# 501/08/10 1.99 Software Upgrade (Now Superdish compatible)



## AppliedAggression (Aug 16, 2003)

New software release is now out to few customers. I haven't had a chance to look through it but the point dish menu has now changed to include Superdish.


Please post any changes you have noticed.


----------



## MikeW (May 16, 2002)

Also included is "Power Save Mode". Shuts down after 4 hours of inactivity from the remote.


----------



## boba (May 23, 2003)

In installation/setup the option has been added for inactivity power off. Now the guide should never be out of information. Nice option. Under Main Menu I have #9 customer support I don't know if this is new or just the first time I have noticed this option. Point Dish/Signal strength is definitely changed, if you select Super Dish the information come up N/A so that means another download will have to be sent out before this new screen will be useful. If you select dish 500 it still does 38 tests with Legacy equipment if you select Super Dish it does 50 tests very slowly.


----------



## AppliedAggression (Aug 16, 2003)

No, the angles are already there for Superdish. You just have to make sure you're on the 105 or 121 sats.


----------



## freakmonkey (Sep 11, 2003)

boba said:


> If you select dish 500 it still does 38 tests with Legacy equipment if you select Super Dish it does 50 tests very slowly.


This is why I love my dish pro quad lndf. Ony 2 tests as opposed to the 38. Is the superdish legacy or DP?


----------



## Mark Lamutt (Mar 24, 2002)

Superdish will be dishpro.


----------



## Mike Richardson (Jun 12, 2003)

Power Save Mode, very nice.
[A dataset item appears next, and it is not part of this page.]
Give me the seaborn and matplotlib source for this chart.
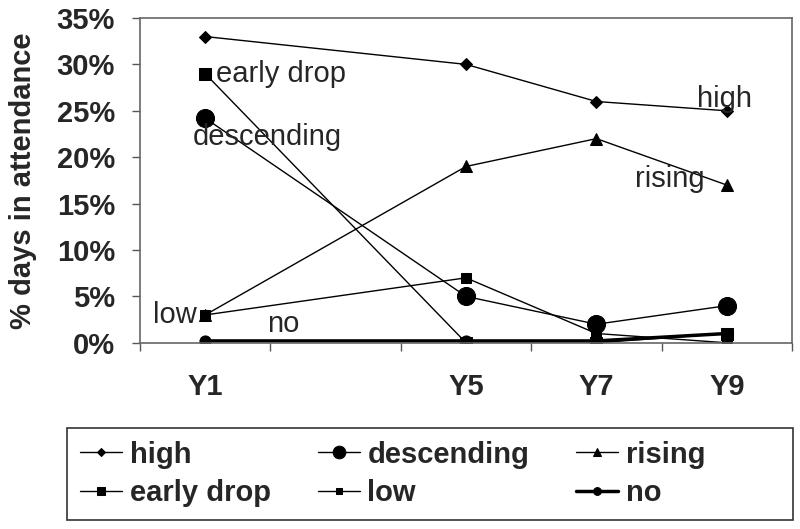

Sometimes our 501 does not get turned off, this should let it get the guide and rest the drive now.


----------



## Jacob S (Apr 14, 2002)

Couldn't someone make the SuperDish into a legacy by swapping out the lnbf's with legacy ones or are there no switches for this setup available that are legacy?
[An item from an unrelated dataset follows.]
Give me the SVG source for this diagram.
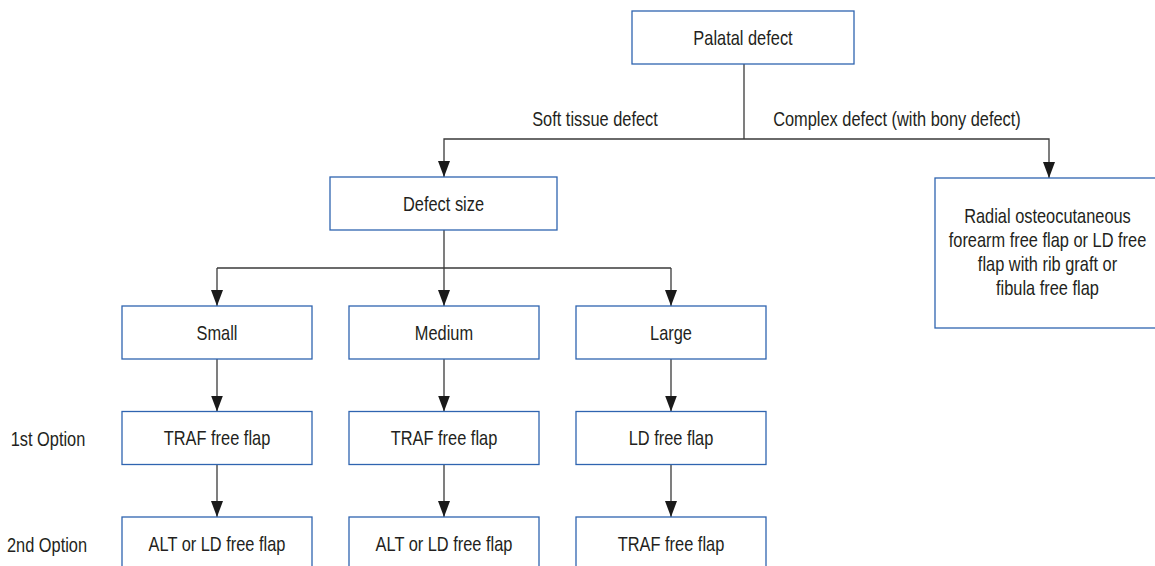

Also if you were to point the correct sized size and lnbf to pick up the 105 signal and have it connected to a Dish Network receiver, will you pick up any channels or have any indication that you are picking that channel up other than the signal strength screen?


----------



## AppliedAggression (Aug 16, 2003)

Just noticed that the acquiring satellite signal box is now different. It now shows steps 0-5. Thanks to the rain fade right now...


----------



## AppliedAggression (Aug 16, 2003)

Just noticed another update in the 1.99 software. If your buffer contains more than one show, then when you go back before the show that is currently on and hit record, 2 options will be grayed out. You would need to manually record it. This is especially handy when you go back 1 min too many to try to catch the beginning of a show only to have it end one min. later.


----------



## dtcarson (Jan 10, 2003)

I think I just got upgraded, and now my 508 doesn't see any satellite? Keeps doing the tests, and no results. My 501 in the other room has version 1.98 and works fine.
Anyone else have this problem?


----------



## jwhite (Apr 8, 2002)

Yeah, my 501 didn't see any satellites when the upgrade first happened. Ran a switch test, didn't find the SW-64 I have at all. I then held down the power button for a few seconds until the record light flashed on and let the unit do a reset. Then I did another switch test. All ok then.

This was all happening during Isabel coming through. Had about two dozen 2-5 sec power outages while doing this, so it took me awhile . At least the power didn't stay out.

Good luck!
Jay


----------



## cj9788 (May 14, 2003)

Does any one have a problem with thier 508. When I am in a menu or the guide I press the up arrow once and the cursor moves 5or 6 times very annoying


----------



## Bob Haller (Mar 24, 2002)

Mine is doing that, acts like a remote sticky button but its not that. Very irritating.


----------



## dtcarson (Jan 10, 2003)

We didn't need to watch anything on Saturday, so I did the reset a few times, then let it sit powered off overnight. Next morning I turned it on, it had no signal but it recognized the sats, so I went thru the Check Switch thing, and it booted right up. Whatever....


----------



## AppliedAggression (Aug 16, 2003)

cj9788 said:


> Does any one have a problem with thier 508. When I am in a menu or the guide I press the up arrow once and the cursor moves 5or 6 times very annoying


This usually happens when you are not near the receiver and it's using UHF frequency.


----------